The genus is most diverse in the tropics. Species found in higher latitudes tend to be more widespread, common and abundant than their tropical and subtropical congeners.
Workers, queens and ergatoid queens have been collected. Males are unknown.
The following information is derived from Barry Bolton's Online Catalogue of the Ants of the World.
- producta. Hypoponera producta Bolton & Fisher, 2011: 84, figs. 94-96 (w.,ergatoid q.,q) GABON.
Unless otherwise noted the text for the remainder of this section is reported from the publication that includes the original description.
The intercaste in the type-series has the eye with about 20 ommatidia and the mesosoma somewhat more stoutly built than in the worker. Its lateral mesosoma has the mesonotal-mesopleural suture better developed than the worker, and a weak transverse suture is present on the mesopleuron, dividing it into anepisternum and katepisternum. The gaster is also larger, with the maximum width of the first tergite 0.58 in the intercaste, as opposed to a maximum width of 0.54 in the holotype (the full queen has 0.61).
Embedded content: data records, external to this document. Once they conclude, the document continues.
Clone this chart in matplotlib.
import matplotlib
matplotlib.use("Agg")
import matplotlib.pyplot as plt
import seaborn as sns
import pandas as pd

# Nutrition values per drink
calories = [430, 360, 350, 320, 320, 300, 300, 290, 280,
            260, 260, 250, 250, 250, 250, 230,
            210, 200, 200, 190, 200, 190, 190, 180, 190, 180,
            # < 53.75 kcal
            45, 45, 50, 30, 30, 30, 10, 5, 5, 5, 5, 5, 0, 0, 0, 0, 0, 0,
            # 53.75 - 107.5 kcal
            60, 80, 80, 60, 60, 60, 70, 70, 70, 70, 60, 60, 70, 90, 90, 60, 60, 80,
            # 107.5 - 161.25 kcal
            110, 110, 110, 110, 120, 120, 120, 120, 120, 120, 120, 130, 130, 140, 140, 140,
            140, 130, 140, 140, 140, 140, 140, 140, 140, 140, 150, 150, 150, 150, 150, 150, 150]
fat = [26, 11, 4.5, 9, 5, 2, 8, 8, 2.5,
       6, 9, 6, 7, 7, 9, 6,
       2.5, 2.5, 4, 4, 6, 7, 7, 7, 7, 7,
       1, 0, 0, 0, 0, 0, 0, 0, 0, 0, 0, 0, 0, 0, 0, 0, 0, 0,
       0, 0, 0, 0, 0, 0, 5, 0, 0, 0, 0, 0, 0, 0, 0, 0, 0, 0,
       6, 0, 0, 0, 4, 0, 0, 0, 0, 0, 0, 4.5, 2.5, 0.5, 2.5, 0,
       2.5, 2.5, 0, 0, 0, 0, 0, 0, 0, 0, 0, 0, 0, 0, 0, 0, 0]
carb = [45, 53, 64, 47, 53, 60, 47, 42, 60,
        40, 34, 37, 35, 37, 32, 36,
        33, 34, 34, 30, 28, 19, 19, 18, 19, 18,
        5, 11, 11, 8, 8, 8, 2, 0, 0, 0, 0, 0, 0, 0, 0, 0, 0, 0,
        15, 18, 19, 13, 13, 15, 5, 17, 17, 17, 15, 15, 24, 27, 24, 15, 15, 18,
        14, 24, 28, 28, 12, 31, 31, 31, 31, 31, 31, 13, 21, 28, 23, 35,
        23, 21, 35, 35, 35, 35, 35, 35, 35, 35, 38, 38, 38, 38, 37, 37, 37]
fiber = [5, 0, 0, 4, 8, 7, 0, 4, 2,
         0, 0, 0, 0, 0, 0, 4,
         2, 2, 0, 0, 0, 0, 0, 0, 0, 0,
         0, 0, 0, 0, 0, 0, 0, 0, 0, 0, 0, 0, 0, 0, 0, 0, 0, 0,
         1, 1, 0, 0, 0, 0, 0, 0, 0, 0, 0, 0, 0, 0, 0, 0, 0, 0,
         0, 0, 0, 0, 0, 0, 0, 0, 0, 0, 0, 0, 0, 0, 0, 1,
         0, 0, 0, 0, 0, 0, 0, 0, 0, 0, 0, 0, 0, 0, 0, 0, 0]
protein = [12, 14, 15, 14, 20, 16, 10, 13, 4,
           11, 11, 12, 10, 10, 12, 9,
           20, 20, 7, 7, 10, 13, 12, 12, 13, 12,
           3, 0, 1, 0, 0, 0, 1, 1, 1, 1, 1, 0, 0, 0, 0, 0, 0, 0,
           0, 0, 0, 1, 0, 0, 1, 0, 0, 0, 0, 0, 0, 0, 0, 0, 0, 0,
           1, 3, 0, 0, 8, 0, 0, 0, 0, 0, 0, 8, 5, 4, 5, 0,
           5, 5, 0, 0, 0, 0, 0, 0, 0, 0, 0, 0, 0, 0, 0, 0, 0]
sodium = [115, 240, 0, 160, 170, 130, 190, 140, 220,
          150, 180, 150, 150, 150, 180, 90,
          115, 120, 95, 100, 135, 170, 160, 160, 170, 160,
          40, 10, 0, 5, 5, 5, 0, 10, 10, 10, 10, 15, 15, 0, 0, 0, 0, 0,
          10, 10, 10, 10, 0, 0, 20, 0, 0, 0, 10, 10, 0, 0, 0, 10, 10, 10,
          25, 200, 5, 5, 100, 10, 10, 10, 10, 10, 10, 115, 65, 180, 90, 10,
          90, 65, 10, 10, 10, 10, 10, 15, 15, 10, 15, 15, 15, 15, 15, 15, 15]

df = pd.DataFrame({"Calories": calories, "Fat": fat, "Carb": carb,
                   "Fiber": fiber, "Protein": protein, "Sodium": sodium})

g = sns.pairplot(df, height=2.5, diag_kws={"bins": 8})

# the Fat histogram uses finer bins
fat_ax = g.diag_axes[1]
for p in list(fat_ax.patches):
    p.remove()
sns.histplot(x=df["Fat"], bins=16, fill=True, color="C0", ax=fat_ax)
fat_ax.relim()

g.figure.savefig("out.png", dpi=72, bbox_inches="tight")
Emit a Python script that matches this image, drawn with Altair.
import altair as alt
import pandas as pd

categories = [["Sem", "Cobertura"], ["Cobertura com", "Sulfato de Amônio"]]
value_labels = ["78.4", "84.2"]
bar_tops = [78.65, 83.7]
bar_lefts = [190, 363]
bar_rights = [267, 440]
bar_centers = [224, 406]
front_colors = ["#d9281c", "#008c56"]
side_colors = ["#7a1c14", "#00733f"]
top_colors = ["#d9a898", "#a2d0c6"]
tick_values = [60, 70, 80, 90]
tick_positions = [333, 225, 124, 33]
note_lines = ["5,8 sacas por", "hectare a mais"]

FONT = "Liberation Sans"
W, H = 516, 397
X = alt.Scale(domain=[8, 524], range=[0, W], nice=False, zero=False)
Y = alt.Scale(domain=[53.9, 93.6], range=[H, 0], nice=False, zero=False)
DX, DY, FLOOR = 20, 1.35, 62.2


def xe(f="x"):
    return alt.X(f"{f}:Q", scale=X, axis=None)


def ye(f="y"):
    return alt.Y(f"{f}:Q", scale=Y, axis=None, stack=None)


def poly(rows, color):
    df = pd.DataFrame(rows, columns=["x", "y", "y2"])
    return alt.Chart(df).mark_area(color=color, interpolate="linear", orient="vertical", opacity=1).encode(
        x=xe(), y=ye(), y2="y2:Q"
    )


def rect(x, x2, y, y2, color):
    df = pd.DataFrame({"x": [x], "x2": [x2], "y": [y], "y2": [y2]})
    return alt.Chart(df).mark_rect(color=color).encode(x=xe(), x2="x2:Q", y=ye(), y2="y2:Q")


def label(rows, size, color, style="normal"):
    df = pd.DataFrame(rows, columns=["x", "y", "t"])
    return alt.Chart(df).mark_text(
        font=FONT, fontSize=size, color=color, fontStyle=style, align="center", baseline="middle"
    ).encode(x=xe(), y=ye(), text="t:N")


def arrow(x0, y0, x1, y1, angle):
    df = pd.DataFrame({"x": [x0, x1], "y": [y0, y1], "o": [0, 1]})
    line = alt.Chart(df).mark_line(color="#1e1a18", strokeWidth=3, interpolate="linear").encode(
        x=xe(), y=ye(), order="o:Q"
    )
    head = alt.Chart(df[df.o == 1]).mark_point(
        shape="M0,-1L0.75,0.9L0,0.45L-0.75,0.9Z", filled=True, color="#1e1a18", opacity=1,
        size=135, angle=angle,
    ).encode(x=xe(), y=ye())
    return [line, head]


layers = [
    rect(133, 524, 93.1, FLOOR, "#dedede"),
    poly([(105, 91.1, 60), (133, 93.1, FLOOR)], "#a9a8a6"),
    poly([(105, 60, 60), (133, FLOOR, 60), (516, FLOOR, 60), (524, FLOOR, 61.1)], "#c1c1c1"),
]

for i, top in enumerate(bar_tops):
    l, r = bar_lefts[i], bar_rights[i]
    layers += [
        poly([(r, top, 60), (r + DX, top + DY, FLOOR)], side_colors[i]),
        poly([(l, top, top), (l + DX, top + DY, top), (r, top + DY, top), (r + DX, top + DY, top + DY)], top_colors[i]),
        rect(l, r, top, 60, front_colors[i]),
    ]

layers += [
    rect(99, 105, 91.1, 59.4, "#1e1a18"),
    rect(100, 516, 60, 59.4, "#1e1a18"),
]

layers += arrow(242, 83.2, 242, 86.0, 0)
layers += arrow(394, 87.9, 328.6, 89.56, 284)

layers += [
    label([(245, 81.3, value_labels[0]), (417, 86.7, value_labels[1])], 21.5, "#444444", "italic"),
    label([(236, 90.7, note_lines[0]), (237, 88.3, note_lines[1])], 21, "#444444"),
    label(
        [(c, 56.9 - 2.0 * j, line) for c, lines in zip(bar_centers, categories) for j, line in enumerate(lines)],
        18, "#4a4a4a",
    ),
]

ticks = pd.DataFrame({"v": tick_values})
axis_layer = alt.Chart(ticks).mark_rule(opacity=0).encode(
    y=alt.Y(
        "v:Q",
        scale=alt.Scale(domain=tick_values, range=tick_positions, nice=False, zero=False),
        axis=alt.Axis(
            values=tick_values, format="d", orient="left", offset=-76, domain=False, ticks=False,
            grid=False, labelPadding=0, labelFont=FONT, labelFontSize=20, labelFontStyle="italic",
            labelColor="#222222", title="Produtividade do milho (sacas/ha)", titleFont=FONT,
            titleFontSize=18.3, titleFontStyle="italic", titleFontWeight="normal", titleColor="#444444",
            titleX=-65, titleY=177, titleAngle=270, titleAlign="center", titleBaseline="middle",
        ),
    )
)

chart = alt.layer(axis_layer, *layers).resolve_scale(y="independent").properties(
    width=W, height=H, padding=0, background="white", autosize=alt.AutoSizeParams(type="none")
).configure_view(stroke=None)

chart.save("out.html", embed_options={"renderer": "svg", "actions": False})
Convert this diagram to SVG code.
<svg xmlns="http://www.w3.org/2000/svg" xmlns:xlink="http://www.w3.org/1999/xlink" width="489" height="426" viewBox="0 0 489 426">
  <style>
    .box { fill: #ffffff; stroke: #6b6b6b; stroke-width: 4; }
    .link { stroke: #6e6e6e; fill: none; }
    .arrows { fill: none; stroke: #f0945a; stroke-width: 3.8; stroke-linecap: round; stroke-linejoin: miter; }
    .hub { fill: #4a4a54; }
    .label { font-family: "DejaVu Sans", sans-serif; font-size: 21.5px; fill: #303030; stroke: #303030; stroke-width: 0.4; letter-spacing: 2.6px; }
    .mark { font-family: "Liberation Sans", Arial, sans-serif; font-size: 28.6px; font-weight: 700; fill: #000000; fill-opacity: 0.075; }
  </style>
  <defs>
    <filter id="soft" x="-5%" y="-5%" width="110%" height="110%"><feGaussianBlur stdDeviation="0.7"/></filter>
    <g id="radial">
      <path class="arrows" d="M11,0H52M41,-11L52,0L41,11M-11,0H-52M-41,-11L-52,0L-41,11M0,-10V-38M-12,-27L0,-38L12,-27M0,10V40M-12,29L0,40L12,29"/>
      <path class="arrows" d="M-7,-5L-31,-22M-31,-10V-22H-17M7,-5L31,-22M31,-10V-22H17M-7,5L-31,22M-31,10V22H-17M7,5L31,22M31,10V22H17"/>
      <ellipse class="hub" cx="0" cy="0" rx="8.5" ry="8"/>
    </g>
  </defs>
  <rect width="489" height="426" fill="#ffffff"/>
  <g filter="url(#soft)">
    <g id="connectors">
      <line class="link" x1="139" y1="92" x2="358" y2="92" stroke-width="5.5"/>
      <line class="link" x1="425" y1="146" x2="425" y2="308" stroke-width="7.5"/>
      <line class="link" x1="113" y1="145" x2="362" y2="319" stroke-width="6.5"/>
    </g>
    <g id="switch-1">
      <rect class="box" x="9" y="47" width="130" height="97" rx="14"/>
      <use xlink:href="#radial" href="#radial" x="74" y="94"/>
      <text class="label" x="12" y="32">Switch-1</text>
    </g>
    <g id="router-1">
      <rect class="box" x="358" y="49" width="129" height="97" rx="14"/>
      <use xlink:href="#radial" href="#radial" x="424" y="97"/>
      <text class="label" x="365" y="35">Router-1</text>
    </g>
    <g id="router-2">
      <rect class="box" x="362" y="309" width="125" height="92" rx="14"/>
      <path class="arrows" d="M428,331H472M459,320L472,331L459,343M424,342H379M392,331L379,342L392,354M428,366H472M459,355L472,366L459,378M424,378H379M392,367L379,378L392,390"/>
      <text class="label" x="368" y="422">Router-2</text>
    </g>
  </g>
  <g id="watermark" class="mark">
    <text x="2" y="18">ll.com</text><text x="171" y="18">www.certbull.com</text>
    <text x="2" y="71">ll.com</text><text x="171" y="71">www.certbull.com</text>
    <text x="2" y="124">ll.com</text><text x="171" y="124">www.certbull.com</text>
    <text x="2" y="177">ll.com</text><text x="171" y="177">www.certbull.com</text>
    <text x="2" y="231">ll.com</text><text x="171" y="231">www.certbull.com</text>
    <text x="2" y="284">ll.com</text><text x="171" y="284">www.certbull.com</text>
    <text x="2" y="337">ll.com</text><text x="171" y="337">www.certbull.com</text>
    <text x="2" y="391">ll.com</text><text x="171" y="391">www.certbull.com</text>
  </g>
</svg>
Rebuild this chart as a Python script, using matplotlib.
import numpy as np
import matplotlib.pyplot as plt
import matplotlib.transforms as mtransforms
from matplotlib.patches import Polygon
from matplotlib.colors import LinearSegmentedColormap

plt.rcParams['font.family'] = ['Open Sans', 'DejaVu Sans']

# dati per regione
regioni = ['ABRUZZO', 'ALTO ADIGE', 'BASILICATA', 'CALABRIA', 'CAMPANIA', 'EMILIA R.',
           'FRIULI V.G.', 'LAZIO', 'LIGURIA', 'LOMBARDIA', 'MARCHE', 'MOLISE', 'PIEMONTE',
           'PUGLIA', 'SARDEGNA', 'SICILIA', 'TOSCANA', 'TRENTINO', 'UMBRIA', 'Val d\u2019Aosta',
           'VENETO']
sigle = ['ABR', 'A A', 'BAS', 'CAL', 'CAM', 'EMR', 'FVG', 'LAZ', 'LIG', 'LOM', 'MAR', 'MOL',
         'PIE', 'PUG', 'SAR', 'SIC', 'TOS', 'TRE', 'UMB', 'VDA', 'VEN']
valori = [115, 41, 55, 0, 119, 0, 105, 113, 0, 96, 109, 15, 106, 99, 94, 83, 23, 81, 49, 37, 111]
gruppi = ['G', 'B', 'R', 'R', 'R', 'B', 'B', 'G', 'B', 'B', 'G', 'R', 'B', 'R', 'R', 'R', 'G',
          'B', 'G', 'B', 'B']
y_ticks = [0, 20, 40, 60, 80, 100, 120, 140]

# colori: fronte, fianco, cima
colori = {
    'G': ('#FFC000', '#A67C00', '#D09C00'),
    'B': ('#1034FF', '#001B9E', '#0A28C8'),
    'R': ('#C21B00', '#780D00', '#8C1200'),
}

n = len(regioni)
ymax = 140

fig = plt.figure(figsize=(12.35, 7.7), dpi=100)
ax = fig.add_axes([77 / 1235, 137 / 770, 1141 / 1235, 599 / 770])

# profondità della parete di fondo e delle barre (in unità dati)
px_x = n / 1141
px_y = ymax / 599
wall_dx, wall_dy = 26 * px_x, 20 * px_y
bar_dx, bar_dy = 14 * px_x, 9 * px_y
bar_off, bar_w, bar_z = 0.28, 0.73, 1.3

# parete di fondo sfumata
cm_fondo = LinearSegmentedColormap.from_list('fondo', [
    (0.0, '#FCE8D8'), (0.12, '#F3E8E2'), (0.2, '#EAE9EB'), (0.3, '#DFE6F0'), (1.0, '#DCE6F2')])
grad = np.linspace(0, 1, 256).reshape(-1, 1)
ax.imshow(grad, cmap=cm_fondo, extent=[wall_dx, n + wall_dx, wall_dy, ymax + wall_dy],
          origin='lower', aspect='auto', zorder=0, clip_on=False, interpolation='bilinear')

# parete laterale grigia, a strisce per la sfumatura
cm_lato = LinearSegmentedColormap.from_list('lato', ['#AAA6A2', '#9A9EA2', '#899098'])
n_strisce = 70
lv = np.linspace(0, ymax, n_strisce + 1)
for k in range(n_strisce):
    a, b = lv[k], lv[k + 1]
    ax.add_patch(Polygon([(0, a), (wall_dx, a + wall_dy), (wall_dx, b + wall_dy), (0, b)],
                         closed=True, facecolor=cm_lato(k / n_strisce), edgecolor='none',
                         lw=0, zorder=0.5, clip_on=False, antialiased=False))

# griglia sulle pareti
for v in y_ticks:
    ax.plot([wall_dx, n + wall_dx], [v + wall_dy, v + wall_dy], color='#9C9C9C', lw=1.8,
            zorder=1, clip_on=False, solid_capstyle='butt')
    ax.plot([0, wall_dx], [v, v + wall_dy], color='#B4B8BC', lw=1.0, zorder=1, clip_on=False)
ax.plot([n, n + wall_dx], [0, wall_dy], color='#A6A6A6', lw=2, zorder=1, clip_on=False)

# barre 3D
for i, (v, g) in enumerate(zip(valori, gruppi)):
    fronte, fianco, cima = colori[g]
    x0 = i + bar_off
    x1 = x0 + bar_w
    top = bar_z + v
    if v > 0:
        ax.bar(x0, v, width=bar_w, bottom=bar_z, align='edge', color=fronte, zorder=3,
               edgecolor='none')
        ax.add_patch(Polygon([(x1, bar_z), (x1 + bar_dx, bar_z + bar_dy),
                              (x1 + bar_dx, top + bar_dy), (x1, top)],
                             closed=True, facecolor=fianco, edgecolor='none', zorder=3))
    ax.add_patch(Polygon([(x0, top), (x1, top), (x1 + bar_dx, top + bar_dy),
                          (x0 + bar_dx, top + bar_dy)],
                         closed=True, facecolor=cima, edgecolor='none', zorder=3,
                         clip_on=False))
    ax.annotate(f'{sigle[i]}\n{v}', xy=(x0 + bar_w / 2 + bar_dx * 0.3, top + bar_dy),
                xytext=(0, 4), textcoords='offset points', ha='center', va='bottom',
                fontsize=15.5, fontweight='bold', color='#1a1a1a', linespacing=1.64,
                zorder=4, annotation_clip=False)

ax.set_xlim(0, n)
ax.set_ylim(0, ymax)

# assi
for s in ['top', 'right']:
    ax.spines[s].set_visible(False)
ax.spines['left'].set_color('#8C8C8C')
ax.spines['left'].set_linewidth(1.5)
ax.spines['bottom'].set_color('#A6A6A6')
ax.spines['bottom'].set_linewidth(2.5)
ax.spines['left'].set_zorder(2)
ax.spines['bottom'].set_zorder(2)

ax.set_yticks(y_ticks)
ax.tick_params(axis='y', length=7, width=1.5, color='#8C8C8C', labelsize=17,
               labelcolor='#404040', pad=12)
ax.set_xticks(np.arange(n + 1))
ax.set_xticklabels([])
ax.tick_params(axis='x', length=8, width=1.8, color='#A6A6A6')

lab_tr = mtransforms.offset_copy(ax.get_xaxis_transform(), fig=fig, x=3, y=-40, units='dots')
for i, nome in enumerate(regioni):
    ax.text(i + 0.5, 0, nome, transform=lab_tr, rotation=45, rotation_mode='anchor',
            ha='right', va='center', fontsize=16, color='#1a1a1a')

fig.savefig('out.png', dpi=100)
(holotype in parentheses). Measurements: HL 0.72–0.74 (0.73), HW 0.52–0.55 (0.53), HS 0.620–0.650 (0.630), SL 0.54–0.56 (0.54), PrW 0.42–0.46 (0.44), WL 0.96–1.08 (0.96), HFL 0.55–0.59 (0.58), PeNL 0.22–0.25 (0.22), PeH 0.45–0.50 (0.48), PeNW 0.32–0.37 (0.32), PeS 0.333–0.377 (0.340) (8 measured). Indices: CI 72–75 (74), SI 99–108 (102), PeNI 73–83 (73), LPeI 46–53 (46), DPeI 135–155 (145).
Eyes sometimes absent but usually of 1–3 minute ommatidia. Apex of scape, when laid straight back from its insertion, just touches the midpoint of the posterior margin in full-face view; SL/HL 0.74–0.78; the scape relatively long, SI 99 or more. Cephalic dorsum sharply reticulate-punctate. Pronotal dorsum almost smooth, with spaced, minute, superficial punctures, obviously much less strongly and densely sculptured than cephalic dorsum. Metanotal groove absent from dorsum of mesosoma. Mesonotal-mesopleural suture absent to very feebly present on side of mesosoma. Propodeum weakly marginate between declivity and side. Posterior surface of petiole node without short cuticular ridges that radiate upward from the peduncle. Node of petiole tall and relatively thick in profile, with the anterior and posterior faces slightly convergent dorsally and the dorsum weakly convex. Subpetiolar process with a distinct ventral angle. Maximum width of first gastral tergite in dorsal view greater than the width of the second gastral tergite at its midlength. Base of cinctus of second gastral tergite glossy and polished, without trace of cross-ribs. Midline length of second gastral posttergite, from posterior margin of cinctus to apex, is less than the width of the segment at its midlength. Disc of second gastral tergite with sharply incised, small punctures that are widely separated by areas of glossy cuticle; the diameters of the punctures are distinctly less than the distances that separate them. First gastral tergite dorsally pubescent and with a number of short, standing setae that conspicuously project above the level of the pubescence in profile.
Holotype worker, Gabon: Prov. Woleu-Ntem, 31.3 km. 108° ESE Minvoul, 2°04.8’N, 12°24.4’E, 600 m., 11.ii.1998, #1684(13)-4, sifted litter (leaf mold, rotten wood), rainforest (B.L. Fisher) (California Academy of Sciences).
Paratypes. 3 workers, 1 worker-queen intercaste, 1 dealate queen, with same data as holotype but coded #1684(10)- 3, #1684(11)-5, #1684(42)-5, #1684(39)-6 (intercaste), #1684(14)-10 (queen); 2 workers with same data as holo-type but 10.ii.1998 and coded #1678-1, #1678-2, ex rotten log, rainforest (CASC, The Natural History Museum).